WHAT IS REQUIRED ▸
Retype, please, the listing from its opening line through the line that contains "const redGreenStepMinutes = 60;", both included, without the pictures.

++++ DATA LINES ++++

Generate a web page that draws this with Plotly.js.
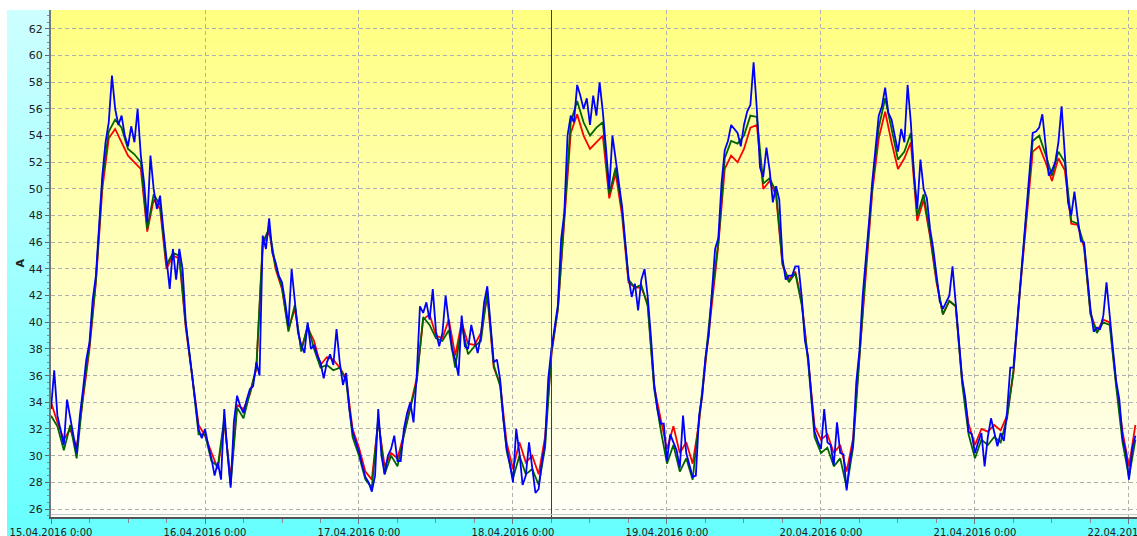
<!DOCTYPE html>
<html>
<head>
<meta charset="utf-8">
<script src="https://cdn.plot.ly/plotly-3.0.1.min.js"></script>
<style>
  html, body { margin: 0; padding: 0; background: #ffffff; }
  #wrap { position: relative; width: 1137px; height: 536px; overflow: hidden; background: #ffffff; }
  #cyan { position: absolute; left: 7px; top: 10px; width: 1130px; height: 526px;
          background: linear-gradient(to bottom, #cdffff 0%, #a6ffff 45%, #66ffff 100%); }
  #plotbg { position: absolute; left: 51px; top: 10px; width: 1086px; height: 507px;
            background: linear-gradient(to bottom, #ffff80 0%, #ffffb8 45%, #fffff8 100%); }
  #chart { position: absolute; left: 0; top: 0; width: 1137px; height: 536px; }
</style>
</head>
<body>
<div id="wrap">
  <div id="cyan"></div>
  <div id="plotbg"></div>
  <div id="chart"></div>
</div>
<script>
// ---- data ----
const seriesStart = '2016-04-15 00:00';
const blueStepMinutes = 30;
const redGreenStepMinutes = 60;

// Phase currents, A
const blueValues = [
  33.5, 36.4, 33.0, 32.0, 30.8, 34.2, 32.7, 31.5, 30.2, 33.0,
  35.0, 37.2, 38.5, 41.7, 43.5, 47.0, 51.0, 53.5, 55.0, 58.5,
  56.0, 54.8, 55.5, 54.0, 53.2, 54.7, 53.5, 56.0, 52.5, 50.5,
  47.5, 52.5, 50.0, 48.5, 49.5, 47.0, 44.5, 42.5, 45.5, 43.2,
  45.5, 44.0, 40.0, 38.0, 36.3, 34.3, 32.0, 31.3, 32.0, 30.8,
  29.8, 28.5, 29.5, 28.2, 33.5, 30.2, 27.6, 32.5, 34.5, 33.7,
  33.2, 34.2, 35.0, 35.2, 37.0, 36.0, 46.5, 45.5, 47.8, 45.2,
  44.5, 43.5, 43.0, 41.5, 39.7, 44.0, 41.5, 39.2, 38.3, 37.7,
  40.0, 38.0, 38.3, 37.5, 37.0, 35.8, 37.0, 37.6, 36.8, 39.5,
  37.0, 35.3, 36.2, 33.5, 31.8, 31.0, 30.3, 29.3, 28.4, 28.0,
  27.3, 28.5, 33.5, 30.0, 28.6, 30.0, 30.5, 31.5, 29.6, 29.6,
  32.0, 33.2, 34.0, 32.5, 36.0, 41.2, 40.7, 41.5, 40.2, 42.5,
  39.3, 38.2, 39.2, 42.0, 39.8, 38.0, 37.2, 36.0, 40.5, 38.2,
  38.0, 39.8, 38.7, 37.7, 39.0, 41.5, 42.7, 40.0, 37.0, 37.2,
  35.7, 32.7, 30.6, 29.4, 28.0, 32.0, 30.2, 27.8, 28.5, 31.0,
  29.3, 27.2, 27.5, 29.5, 31.0, 35.8, 38.0, 39.5, 41.3, 46.2,
  48.2, 54.0, 55.5, 55.0, 57.8, 57.0, 56.0, 56.8, 54.8, 57.0,
  55.5, 58.0, 55.8, 53.0, 50.0, 54.0, 52.3, 50.7, 48.7, 46.0,
  43.4, 41.9, 42.9, 40.9, 43.2, 44.0, 41.9, 38.9, 35.4, 33.5,
  32.4, 32.4, 29.6, 31.6, 31.0, 30.4, 29.1, 33.0, 30.2, 29.2,
  28.4, 28.5, 33.0, 34.5, 37.4, 39.0, 42.2, 45.5, 46.3, 50.4,
  52.9, 53.6, 54.8, 54.5, 54.2, 53.2, 54.8, 55.8, 56.3, 59.5,
  56.0, 51.6, 50.9, 53.1, 51.4, 49.0, 50.2, 49.2, 44.8, 43.2,
  43.5, 43.5, 44.2, 44.2, 41.9, 38.6, 37.4, 34.5, 31.8, 31.1,
  30.5, 33.5, 31.0, 30.8, 29.3, 32.5, 30.2, 30.1, 27.4, 29.6,
  30.9, 35.5, 37.9, 42.0, 44.6, 47.6, 50.6, 53.2, 55.5, 56.2,
  57.6, 55.7, 55.2, 54.0, 52.8, 54.5, 53.5, 57.8, 55.0, 51.0,
  48.5, 52.2, 50.0, 49.3, 47.0, 45.5, 43.5, 41.6, 41.0, 41.5,
  42.0, 44.2, 41.5, 38.6, 35.8, 34.3, 31.8, 31.6, 30.2, 31.0,
  31.7, 29.2, 31.4, 32.8, 31.8, 30.7, 31.7, 31.1, 33.3, 36.6,
  36.6, 39.5, 42.7, 45.5, 48.1, 50.8, 54.2, 54.3, 54.6, 55.6,
  53.2, 51.0, 51.4, 52.0, 53.5, 56.2, 52.6, 49.0, 48.0, 49.8,
  47.8, 46.1, 46.0, 43.2, 41.0, 39.3, 39.6, 39.5, 40.5, 43.0,
  40.2, 38.0, 35.6, 34.2, 31.3, 30.3, 28.2, 30.5, 31.5
];

const redValues = [
  34.0, 32.5, 31.2, 32.0, 30.6, 34.5, 38.0, 43.0, 50.0, 53.8,
  54.5, 53.5, 52.5, 52.0, 51.5, 46.8, 49.2, 48.5, 44.0, 45.0,
  44.8, 39.6, 36.0, 32.3, 31.5, 30.3, 29.0, 32.5, 28.3, 33.8,
  33.5, 34.6, 36.5, 45.8, 46.8, 44.0, 42.5, 39.5, 41.0, 38.0,
  39.6, 38.6, 36.8, 37.4, 37.2, 36.6, 35.8, 32.0, 30.6, 28.8,
  28.2, 32.6, 29.2, 30.2, 29.8, 31.6, 33.6, 35.8, 40.2, 40.6,
  39.0, 38.8, 40.2, 37.5, 40.0, 38.4, 38.3, 39.2, 42.0, 36.6,
  35.4, 31.0, 29.0, 31.0, 29.5, 30.0, 28.6, 31.4, 37.6, 41.0,
  47.6, 54.2, 55.6, 54.0, 53.0, 53.5, 54.0, 49.3, 51.2, 48.0,
  43.0, 42.6, 42.6, 41.4, 35.2, 32.8, 30.5, 32.2, 30.2, 31.0,
  29.4, 32.5, 37.0, 41.8, 45.8, 51.5, 52.5, 52.0, 53.0, 54.6,
  54.8, 50.0, 50.6, 49.5, 44.3, 43.2, 43.8, 41.5, 37.2, 32.2,
  31.2, 31.6, 30.2, 30.8, 28.8, 31.3, 37.4, 44.0, 49.8, 53.8,
  55.8, 53.5, 51.5, 52.3, 53.5, 47.6, 49.2, 46.4, 43.0, 40.6,
  41.6, 41.2, 35.6, 32.4, 30.8, 32.0, 31.8, 32.3, 31.9, 33.0,
  36.2, 42.3, 47.4, 52.8, 53.2, 52.0, 50.6, 52.3, 51.4, 47.4,
  47.3, 45.6, 40.7, 39.3, 40.2, 40.0, 35.4, 31.8, 29.2, 32.3
];

const greenValues = [
  33.0, 32.2, 30.4, 32.3, 29.8, 34.6, 38.3, 43.2, 50.6, 54.3,
  55.2, 54.6, 53.0, 52.6, 52.0, 47.0, 49.6, 48.8, 44.3, 45.2,
  45.0, 39.8, 36.0, 31.6, 31.6, 29.6, 29.2, 32.8, 27.8, 33.6,
  32.8, 34.6, 36.6, 46.0, 47.0, 44.2, 42.6, 39.3, 41.3, 37.8,
  39.8, 38.0, 36.6, 36.8, 36.4, 36.6, 35.6, 31.4, 30.0, 28.2,
  27.6, 32.8, 28.6, 30.0, 29.2, 31.5, 33.6, 35.6, 40.4, 39.8,
  38.8, 38.6, 39.4, 36.6, 39.8, 37.6, 38.2, 38.6, 42.3, 36.8,
  35.2, 30.4, 28.3, 30.0, 28.6, 29.0, 27.8, 30.6, 37.8, 41.0,
  48.0, 55.0, 56.6, 55.0, 54.0, 54.6, 55.0, 49.6, 51.6, 48.4,
  43.2, 42.6, 42.8, 41.2, 35.0, 32.0, 29.4, 30.8, 28.8, 29.8,
  28.2, 32.6, 37.2, 42.0, 46.0, 52.3, 53.6, 53.4, 54.0, 55.5,
  55.4, 50.4, 50.8, 49.8, 44.4, 43.0, 43.7, 41.3, 37.0, 31.4,
  30.2, 30.6, 29.2, 29.8, 27.6, 30.6, 37.6, 44.2, 50.2, 54.6,
  56.8, 54.4, 52.2, 52.8, 54.2, 48.0, 49.6, 46.6, 43.2, 40.6,
  41.6, 41.2, 35.4, 31.6, 29.8, 31.2, 30.8, 31.4, 31.0, 32.8,
  36.4, 42.4, 47.8, 53.6, 54.0, 52.6, 51.0, 52.8, 52.0, 47.6,
  47.4, 45.8, 40.6, 39.2, 40.0, 39.8, 35.2, 31.0, 28.4, 31.2
];

const dayTicks = ['2016-04-15', '2016-04-16', '2016-04-17', '2016-04-18',
                  '2016-04-19', '2016-04-20', '2016-04-21', '2016-04-22'];
const dayLabels = ['15.04.2016 0:00', '16.04.2016 0:00', '17.04.2016 0:00', '18.04.2016 0:00',
                   '19.04.2016 0:00', '20.04.2016 0:00', '21.04.2016 0:00', '22.04.2016 0:00'];
const cursorTime = '2016-04-18 06:00';
const xRange = ['2016-04-15 00:00', '2016-04-22 01:15'];
const yRange = [25.4, 63.42];
const yAxisTitle = 'A';

// ---- build time axes ----
function pad(n) { return (n < 10 ? '0' : '') + n; }
function timeStamps(count, stepMin) {
  const base = Date.UTC(2016, 3, 15, 0, 0);
  const out = [];
  for (let i = 0; i < count; i++) {
    const d = new Date(base + i * stepMin * 60000);
    out.push(d.getUTCFullYear() + '-' + pad(d.getUTCMonth() + 1) + '-' + pad(d.getUTCDate()) +
             ' ' + pad(d.getUTCHours()) + ':' + pad(d.getUTCMinutes()));
  }
  return out;
}

const traces = [
  { x: timeStamps(redValues.length, redGreenStepMinutes), y: redValues, type: 'scatter', mode: 'lines',
    line: { color: '#ff0000', width: 1.8 }, name: 'L1', hoverinfo: 'skip' },
  { x: timeStamps(greenValues.length, redGreenStepMinutes), y: greenValues, type: 'scatter', mode: 'lines',
    line: { color: '#006400', width: 1.8 }, name: 'L2', hoverinfo: 'skip' },
  { x: timeStamps(blueValues.length, blueStepMinutes), y: blueValues, type: 'scatter', mode: 'lines',
    line: { color: '#0000ff', width: 1.8 }, name: 'L3', hoverinfo: 'skip' }
];

const fontFam = '"DejaVu Sans", Verdana, sans-serif';

const layout = {
  width: 1137, height: 536,
  margin: { l: 51, r: 0, t: 10, b: 19, pad: 0 },
  paper_bgcolor: 'rgba(0,0,0,0)',
  plot_bgcolor: 'rgba(0,0,0,0)',
  showlegend: false,
  xaxis: {
    type: 'date',
    range: xRange,
    tickmode: 'array',
    tickvals: dayTicks,
    ticktext: dayLabels,
    ticklabeloverflow: 'allow',
    ticks: 'outside', ticklen: 5, tickcolor: '#777777', tickwidth: 1,
    showgrid: true, gridcolor: '#b0b0b0', griddash: '4px,3px', gridwidth: 1,
    showline: true, linecolor: '#555555', linewidth: 1.5,
    zeroline: false,
    tickfont: { family: fontFam, size: 10, color: '#222222' },
    minor: { tick0: '2016-04-15', dtick: 21600000, ticks: 'outside', ticklen: 4,
             tickcolor: '#888888', showgrid: false }
  },
  yaxis: {
    range: yRange,
    tick0: 0, dtick: 2,
    ticks: 'outside', ticklen: 4, tickcolor: '#666666',
    showgrid: true, gridcolor: '#b0b0b0', griddash: '4px,3px', gridwidth: 1,
    showline: true, linecolor: '#777777', linewidth: 2,
    zeroline: false,
    tickfont: { family: fontFam, size: 11, color: '#222222' },
    minor: { dtick: 0.5, ticks: 'outside', ticklen: 2, tickcolor: '#888888', showgrid: false }
  },
  shapes: [
    { type: 'line', xref: 'x', yref: 'paper', x0: cursorTime, x1: cursorTime, y0: 0, y1: 1,
      line: { color: '#3c3c3c', width: 1 } },
    { type: 'line', xref: 'paper', yref: 'paper', x0: 0, x1: 1, y0: 0.005, y1: 0.005,
      line: { color: '#c8c8c8', width: 1 } }
  ],
  annotations: [
    { text: '<b>' + yAxisTitle + '</b>', xref: 'paper', yref: 'paper', x: 0, y: 0.5,
      xanchor: 'center', yanchor: 'middle', xshift: -31, textangle: -90, showarrow: false,
      font: { family: fontFam, size: 11, color: '#222222' } }
  ]
};

Plotly.newPlot('chart', traces, layout, { displayModeBar: false, staticPlot: true });
</script>
</body>
</html>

++++

RIGHT ANSWER ▸
Generate a web page that draws this with Plotly.js.
<!DOCTYPE html>
<html>
<head>
<meta charset="utf-8">
<script src="https://cdn.plot.ly/plotly-3.0.1.min.js"></script>
<style>
  html, body { margin: 0; padding: 0; background: #ffffff; }
  #wrap { position: relative; width: 1137px; height: 536px; overflow: hidden; background: #ffffff; }
  #cyan { position: absolute; left: 7px; top: 10px; width: 1130px; height: 526px;
          background: linear-gradient(to bottom, #cdffff 0%, #a6ffff 45%, #66ffff 100%); }
  #plotbg { position: absolute; left: 51px; top: 10px; width: 1086px; height: 507px;
            background: linear-gradient(to bottom, #ffff80 0%, #ffffb8 45%, #fffff8 100%); }
  #chart { position: absolute; left: 0; top: 0; width: 1137px; height: 536px; }
</style>
</head>
<body>
<div id="wrap">
  <div id="cyan"></div>
  <div id="plotbg"></div>
  <div id="chart"></div>
</div>
<script>
// ---- data ----
const seriesStart = '2016-04-15 00:00';
const blueStepMinutes = 30;
const redGreenStepMinutes = 60;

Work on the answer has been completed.